Show Me the Meaning: George on Book gleans New Age wisdom while guitarist Jason Schimmel takes a solo.
AS IMPRESSIVE AS the compositions are, Estradasphere has crafted a style so far outside the realm of everyday music that it runs dangerously close to being alienating. Then again, the band probably likes it that way.
"Why play in four-four when everybody else does?" asks Atrocity the Death Metal Cheerleader.
"We do it because we care," Harris adds.
For the past six months now, Estradasphere has prepared to unleash the greatest monstrosity yet, a full-length album, It's Understood.
Set to culminate with an all-out interactive show at Palookaville on Thursday (March 9), Estradasphere, for the first time since a trek to the Burning Man Festival, takes the show out on the road with Mr. Bungle, guitarist Trey Spruance's solo band. Without a doubt, the live show is Estradasphere's finest asset in winning over legions of fans--and maybe even new circus members.
"We just want to expand the circus," Whooley says. "We like everyone who comes to our show to be a part of it, to come dressed up with some crazy idea."

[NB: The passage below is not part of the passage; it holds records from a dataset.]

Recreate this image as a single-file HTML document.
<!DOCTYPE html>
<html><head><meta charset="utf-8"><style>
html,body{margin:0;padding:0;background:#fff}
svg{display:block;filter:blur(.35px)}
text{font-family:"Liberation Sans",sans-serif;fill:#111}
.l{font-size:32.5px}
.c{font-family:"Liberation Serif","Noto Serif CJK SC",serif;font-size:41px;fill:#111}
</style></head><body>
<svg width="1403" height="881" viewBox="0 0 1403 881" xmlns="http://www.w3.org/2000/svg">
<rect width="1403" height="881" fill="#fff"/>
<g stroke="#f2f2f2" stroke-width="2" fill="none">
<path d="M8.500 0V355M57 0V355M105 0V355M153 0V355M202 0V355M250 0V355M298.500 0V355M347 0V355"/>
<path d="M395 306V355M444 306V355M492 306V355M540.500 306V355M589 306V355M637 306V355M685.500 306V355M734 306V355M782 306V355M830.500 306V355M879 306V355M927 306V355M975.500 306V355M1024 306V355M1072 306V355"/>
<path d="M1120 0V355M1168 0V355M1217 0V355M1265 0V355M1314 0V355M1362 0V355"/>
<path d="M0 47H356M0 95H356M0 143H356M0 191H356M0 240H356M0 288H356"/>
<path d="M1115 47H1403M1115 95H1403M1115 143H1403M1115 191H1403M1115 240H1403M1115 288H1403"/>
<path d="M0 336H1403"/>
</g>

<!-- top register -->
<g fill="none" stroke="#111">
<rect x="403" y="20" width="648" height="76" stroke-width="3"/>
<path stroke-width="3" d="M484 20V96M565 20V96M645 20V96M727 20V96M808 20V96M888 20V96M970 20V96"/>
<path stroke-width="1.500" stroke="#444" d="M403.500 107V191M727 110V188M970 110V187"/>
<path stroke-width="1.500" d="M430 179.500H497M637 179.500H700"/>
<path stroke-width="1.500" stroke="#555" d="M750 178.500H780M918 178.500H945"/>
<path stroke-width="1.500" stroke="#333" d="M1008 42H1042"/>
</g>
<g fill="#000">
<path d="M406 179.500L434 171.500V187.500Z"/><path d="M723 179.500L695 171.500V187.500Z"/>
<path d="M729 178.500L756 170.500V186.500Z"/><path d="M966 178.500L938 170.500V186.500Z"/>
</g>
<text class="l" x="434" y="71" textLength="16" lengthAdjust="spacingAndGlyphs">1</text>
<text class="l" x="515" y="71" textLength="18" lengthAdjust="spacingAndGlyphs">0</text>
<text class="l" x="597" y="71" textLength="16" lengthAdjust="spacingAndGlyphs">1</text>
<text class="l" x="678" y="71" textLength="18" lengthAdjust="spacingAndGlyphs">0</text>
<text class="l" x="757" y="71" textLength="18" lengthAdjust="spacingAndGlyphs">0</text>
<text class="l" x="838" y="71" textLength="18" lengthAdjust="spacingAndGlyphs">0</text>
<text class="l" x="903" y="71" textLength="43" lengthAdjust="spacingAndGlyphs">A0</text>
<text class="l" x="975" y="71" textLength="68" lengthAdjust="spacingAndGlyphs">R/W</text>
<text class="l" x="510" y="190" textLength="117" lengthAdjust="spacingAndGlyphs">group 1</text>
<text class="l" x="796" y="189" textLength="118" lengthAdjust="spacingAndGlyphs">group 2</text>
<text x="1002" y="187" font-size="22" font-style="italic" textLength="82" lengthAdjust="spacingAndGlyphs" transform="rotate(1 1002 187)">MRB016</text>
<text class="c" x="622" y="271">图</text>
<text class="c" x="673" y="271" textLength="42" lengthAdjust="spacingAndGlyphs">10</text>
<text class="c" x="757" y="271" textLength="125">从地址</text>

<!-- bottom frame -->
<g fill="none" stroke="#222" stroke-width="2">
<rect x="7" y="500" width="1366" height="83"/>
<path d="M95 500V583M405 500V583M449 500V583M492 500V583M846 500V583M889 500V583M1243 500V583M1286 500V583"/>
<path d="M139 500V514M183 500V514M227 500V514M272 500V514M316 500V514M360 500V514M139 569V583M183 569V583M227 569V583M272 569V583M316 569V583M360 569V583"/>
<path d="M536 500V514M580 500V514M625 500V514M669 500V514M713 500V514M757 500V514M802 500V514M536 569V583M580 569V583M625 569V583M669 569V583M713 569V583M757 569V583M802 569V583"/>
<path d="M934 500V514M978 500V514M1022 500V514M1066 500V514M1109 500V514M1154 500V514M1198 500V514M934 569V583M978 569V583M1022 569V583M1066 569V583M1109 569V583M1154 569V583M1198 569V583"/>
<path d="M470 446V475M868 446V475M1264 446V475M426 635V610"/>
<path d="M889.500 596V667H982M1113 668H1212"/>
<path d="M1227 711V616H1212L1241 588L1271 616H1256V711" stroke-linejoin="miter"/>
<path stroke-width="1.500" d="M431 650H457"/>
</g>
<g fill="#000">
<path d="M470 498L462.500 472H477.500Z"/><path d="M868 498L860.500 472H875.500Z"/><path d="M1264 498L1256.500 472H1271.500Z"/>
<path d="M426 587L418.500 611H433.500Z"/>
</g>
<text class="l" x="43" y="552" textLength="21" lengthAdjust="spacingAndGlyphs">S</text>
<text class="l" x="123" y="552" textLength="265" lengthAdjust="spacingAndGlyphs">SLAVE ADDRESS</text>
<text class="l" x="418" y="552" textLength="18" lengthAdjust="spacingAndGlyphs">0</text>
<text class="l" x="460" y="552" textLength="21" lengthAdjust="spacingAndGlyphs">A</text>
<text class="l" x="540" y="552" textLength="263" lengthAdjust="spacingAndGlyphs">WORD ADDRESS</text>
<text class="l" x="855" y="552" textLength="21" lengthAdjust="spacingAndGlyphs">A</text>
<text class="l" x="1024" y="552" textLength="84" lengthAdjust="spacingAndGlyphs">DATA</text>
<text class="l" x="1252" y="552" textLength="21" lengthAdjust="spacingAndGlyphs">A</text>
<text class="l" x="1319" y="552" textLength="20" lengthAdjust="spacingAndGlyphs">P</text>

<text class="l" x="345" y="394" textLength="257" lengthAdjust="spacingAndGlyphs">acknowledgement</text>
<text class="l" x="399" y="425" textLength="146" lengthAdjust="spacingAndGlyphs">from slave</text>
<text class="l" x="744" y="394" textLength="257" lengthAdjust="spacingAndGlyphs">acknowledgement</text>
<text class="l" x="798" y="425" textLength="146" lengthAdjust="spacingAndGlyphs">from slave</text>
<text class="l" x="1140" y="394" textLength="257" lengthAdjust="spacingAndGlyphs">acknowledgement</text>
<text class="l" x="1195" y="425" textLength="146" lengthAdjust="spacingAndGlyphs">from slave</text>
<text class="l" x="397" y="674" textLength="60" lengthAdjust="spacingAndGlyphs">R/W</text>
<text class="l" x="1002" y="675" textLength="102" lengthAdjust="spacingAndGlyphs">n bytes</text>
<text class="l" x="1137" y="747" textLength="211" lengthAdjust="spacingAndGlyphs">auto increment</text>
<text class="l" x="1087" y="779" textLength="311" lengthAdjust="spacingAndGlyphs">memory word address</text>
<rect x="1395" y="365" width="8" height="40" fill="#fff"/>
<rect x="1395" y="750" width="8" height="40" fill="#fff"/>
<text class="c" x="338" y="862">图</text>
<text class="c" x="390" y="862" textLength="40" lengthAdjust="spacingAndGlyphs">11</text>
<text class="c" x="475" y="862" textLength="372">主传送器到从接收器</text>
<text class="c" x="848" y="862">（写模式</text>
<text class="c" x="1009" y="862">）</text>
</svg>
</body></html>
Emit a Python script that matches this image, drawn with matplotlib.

Like a daytime soap, the Estradasphere story is only likely to get more complicated, stranger and bigger. Just as life can be the ultimate adventure, the five musicians, the juggler, the yoga teacher/spiritual advisor, the reader, the Death Metal Cheerleaders--and yes, even Mono Man--are taking music, dance and art to a whole other level.
In many ways, the band symbolizes how, at the close of the 20th century, practically every form of art seems exhausted--and how there are always more ways to reinvent movements.